Because in holding tanks the pay phones are big steal boxes with no receivers to avoid offering depressed inmates or tweakers on an unbearably harsh come-down a chord from which they might choose to hang themselves, these phone calls are broadcast to the entire cell on a gravelly speaker. They do exactly what they say they would do. Then they do it again with different bitches. Then they take breaks from calling their bitches to discuss which of their friends might also be in lock-up tonight.
These guys adamantly decide that “yes, yes indeed Lil major P is definitely maybe up in here.” If he is here, “he is without question most likely possibly in 8 South.”
While they run through the names of potential familiar faces to be encountered once moved upstairs to the more permanent holding tanks, Vietnam comes to life, excited at the prospect of forging alliances with such popular and well-adapted folks. He jumps into the conversation to seek more details about the identity of one “Drell”.
“Hold up, you know Drell?” he asks launching to his feet, up and out his “They” induced funk.
“You mean Drell from the Heights?”
“Hell yeah!” Vietnam exclaims, pounding his fist together. “Drell is my nigga!”
“You’re talking about light-skinded Drell?”
“Yeah, light-skinded Drell!” Vietnam is lively and animated now, his pitch climbing an octave. He is beside himself with the idea that he has established such meaningful common ground.
“Drell. Light-skinded Drell with the braids?”
“Yes, light-skinded-ass Drell with the braids. I’m telling you, we smoke hella weed together!”
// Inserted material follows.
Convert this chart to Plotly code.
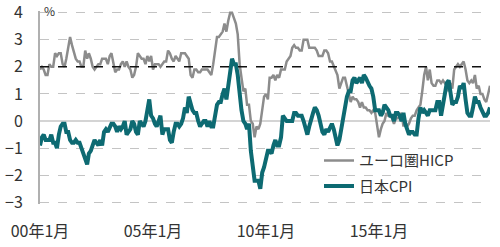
import pandas as pd
import plotly.graph_objects as go

months = pd.date_range("2000-01-01", "2019-12-01", freq="MS")

euro_hicp = [
    1.9, 2.0, 1.9, 1.7, 1.7, 2.1, 2.0, 2.0, 2.5, 2.4, 2.5, 2.5,
    2.1, 2.0, 2.3, 2.7, 3.1, 2.8, 2.5, 2.3, 2.2, 2.2, 2.0, 2.0,
    2.6, 2.3, 2.5, 2.3, 2.0, 1.9, 2.0, 2.1, 2.1, 2.3, 2.3, 2.3,
    2.1, 2.4, 2.5, 2.1, 1.8, 1.9, 1.9, 2.1, 2.2, 2.0, 2.2, 2.0,
    1.9, 1.6, 1.7, 2.0, 2.5, 2.4, 2.3, 2.3, 2.1, 2.4, 2.2, 2.4,
    1.9, 2.1, 2.1, 2.1, 2.0, 2.1, 2.2, 2.2, 2.6, 2.5, 2.3, 2.2,
    2.4, 2.3, 2.2, 2.5, 2.5, 2.5, 2.4, 2.3, 1.7, 1.6, 1.9, 1.9,
    1.8, 1.8, 1.9, 1.9, 1.9, 1.9, 1.8, 1.7, 2.1, 2.6, 3.1, 3.1,
    3.2, 3.3, 3.6, 3.3, 3.7, 4.0, 4.0, 3.8, 3.6, 3.2, 2.1, 1.6,
    1.1, 1.2, 0.6, 0.6, 0.0, -0.1, -0.6, -0.2, -0.3, -0.1, 0.5, 0.9,
    1.0, 0.8, 1.6, 1.6, 1.7, 1.5, 1.7, 1.6, 1.9, 1.9, 1.9, 2.2,
    2.3, 2.4, 2.7, 2.8, 2.7, 2.7, 2.6, 2.6, 3.0, 3.0, 3.0, 2.7,
    2.7, 2.7, 2.7, 2.6, 2.4, 2.4, 2.4, 2.6, 2.6, 2.5, 2.2, 2.2,
    2.0, 1.8, 1.7, 1.2, 1.4, 1.6, 1.6, 1.3, 1.1, 0.7, 0.9, 0.8,
    0.8, 0.7, 0.5, 0.7, 0.5, 0.5, 0.4, 0.4, 0.3, 0.4, 0.3, -0.2,
    -0.6, -0.3, -0.1, 0.0, 0.3, 0.2, 0.2, 0.1, -0.1, 0.1, 0.1, 0.2,
    0.3, -0.2, 0.0, -0.2, -0.1, 0.1, 0.2, 0.2, 0.4, 0.5, 0.6, 1.1,
    1.7, 2.0, 1.5, 1.9, 1.4, 1.3, 1.3, 1.5, 1.5, 1.4, 1.5, 1.4,
    1.3, 1.1, 1.4, 1.2, 1.9, 2.0, 2.1, 2.0, 2.1, 2.2, 1.9, 1.5,
    1.4, 1.5, 1.4, 1.7, 1.2, 1.3, 1.0, 1.0, 0.8, 0.7, 1.0, 1.3,
]

japan_cpi = [
    -0.9, -0.6, -0.5, -0.7, -0.7, -0.7, -0.5, -0.8, -0.8, -1.0, -0.5, -0.2,
    -0.1, -0.1, -0.4, -0.4, -0.7, -0.8, -0.8, -0.7, -0.8, -0.8, -1.0, -1.2,
    -1.4, -1.6, -1.2, -1.1, -0.9, -0.7, -0.8, -0.9, -0.7, -0.9, -0.4, -0.3,
    -0.4, -0.2, -0.1, -0.1, -0.2, -0.4, -0.2, -0.3, -0.2, 0.0, -0.5, -0.4,
    -0.3, 0.0, -0.1, -0.4, -0.5, 0.0, -0.1, -0.2, 0.0, 0.5, 0.8, 0.2,
    0.1, -0.1, -0.2, 0.0, 0.2, -0.5, -0.3, -0.3, -0.3, -0.7, -0.8, -0.4,
    -0.1, -0.1, -0.2, -0.1, 0.1, 0.5, 0.3, 0.9, 0.6, 0.4, 0.3, 0.3,
    0.0, -0.2, -0.1, 0.0, 0.0, -0.2, 0.0, -0.2, -0.2, 0.3, 0.6, 0.7,
    0.7, 1.0, 1.2, 0.8, 1.3, 2.0, 2.3, 2.1, 2.1, 1.7, 1.0, 0.4,
    0.0, -0.1, -0.3, -0.1, -1.1, -1.8, -2.2, -2.2, -2.2, -2.5, -1.9, -1.7,
    -1.3, -1.1, -1.1, -1.2, -0.9, -0.7, -0.9, -0.9, -0.6, 0.2, 0.1, 0.0,
    0.0, 0.0, 0.0, 0.3, 0.3, 0.2, 0.2, 0.2, 0.0, -0.2, -0.5, -0.2,
    0.1, 0.3, 0.5, 0.4, 0.2, -0.2, -0.4, -0.5, -0.3, -0.4, -0.2, -0.1,
    -0.3, -0.7, -0.9, -0.7, -0.3, 0.2, 0.7, 0.9, 1.1, 1.1, 1.5, 1.6,
    1.4, 1.5, 1.6, 1.4, 1.7, 1.6, 1.4, 1.3, 1.2, 0.9, 0.4, 0.4,
    0.4, 0.2, 0.3, 0.6, 0.5, 0.4, 0.2, 0.2, 0.0, 0.3, 0.3, 0.2,
    0.0, 0.3, -0.1, -0.3, -0.5, -0.4, -0.4, -0.5, -0.5, 0.1, 0.5, 0.3,
    0.4, 0.3, 0.2, 0.4, 0.4, 0.4, 0.4, 0.7, 0.7, 0.2, 0.6, 1.0,
    1.4, 1.5, 1.1, 0.6, 0.7, 0.7, 0.9, 1.3, 1.2, 1.4, 0.8, 0.3,
    0.2, 0.2, 0.5, 0.9, 0.7, 0.7, 0.5, 0.3, 0.2, 0.2, 0.3, 0.5,
]

x_tick_vals = ["2000-01-01", "2005-01-01", "2010-01-01", "2015-01-01"]
x_tick_text = ["00年1月", "05年1月", "10年1月", "15年1月"]
y_tick_vals = [-3, -2, -1, 0, 1, 2, 3, 4]
target_level = 2

FONT = "Noto Sans CJK JP"

fig = go.Figure()
fig.add_trace(go.Scatter(
    x=months, y=euro_hicp, mode="lines", name="ユーロ圏HICP",
    line=dict(color="#8c8c8c", width=2.5), legendgroup="a",
))
fig.add_trace(go.Scatter(
    x=months, y=japan_cpi, mode="lines", name="日本CPI",
    line=dict(color="#0d6a72", width=4), legendgroup="b",
))

fig.add_shape(type="line", xref="paper", x0=0, x1=1, yref="y",
              y0=target_level, y1=target_level,
              line=dict(color="#111111", width=1.5, dash="dash"))

fig.add_annotation(text="%", xref="paper", yref="paper", x=0.004, y=1.0,
                   xanchor="left", yanchor="middle", yshift=1, showarrow=False,
                   font=dict(size=12, color="#333333", family=FONT))

fig.update_layout(
    width=500, height=247,
    margin=dict(l=40, r=10, t=11, b=43),
    paper_bgcolor="white", plot_bgcolor="white",
    font=dict(family=FONT, color="#333333", size=15),
    showlegend=True,
    legend=dict(x=0.62, y=0.31, xanchor="left", yanchor="top",
                bgcolor="rgba(0,0,0,0)", font=dict(size=15, family=FONT),
                traceorder="grouped", tracegroupgap=3),
)
fig.update_xaxes(
    range=["2000-01-01", "2019-12-01"],
    tickvals=x_tick_vals, ticktext=x_tick_text,
    showgrid=False, showline=False, zeroline=False, automargin=False,
    ticks="outside", ticklen=13, tickcolor="rgba(0,0,0,0)",
    tickfont=dict(size=16), ticklabeloverflow="allow",
)
fig.update_yaxes(
    range=[-3.06, 4.06], tickvals=y_tick_vals,
    ticktext=[("−" + str(-v)) if v < 0 else str(v) for v in y_tick_vals],
    showgrid=True, gridcolor="#c4c4c4", griddash="dash", gridwidth=1,
    zeroline=True, zerolinecolor="#d4d4d4", zerolinewidth=2,
    showline=True, linecolor="#b0b0b0", linewidth=2, automargin=False,
    ticks="outside", ticklen=12, tickcolor="rgba(0,0,0,0)",
    tickfont=dict(size=16), ticklabeloverflow="allow",
)

fig.write_html("out.html")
“You’re talking about light-skinded Drell with the braids and the Caprice.”
“Yeah, I think he might have a Caprice!”
“I know that Nigga Drell. That nigga Drell is a bitch! He ratted me out once. “
Vietnam, now deflated, is sure that come to think of it, Drell definitely does not drive a Caprice. The conversation ends there. They do not have common friends. He returns to being by himself, sulking over missing Christmas, throwing punches at “They”, who are to blame for the unkind circumstances he now must endure alone.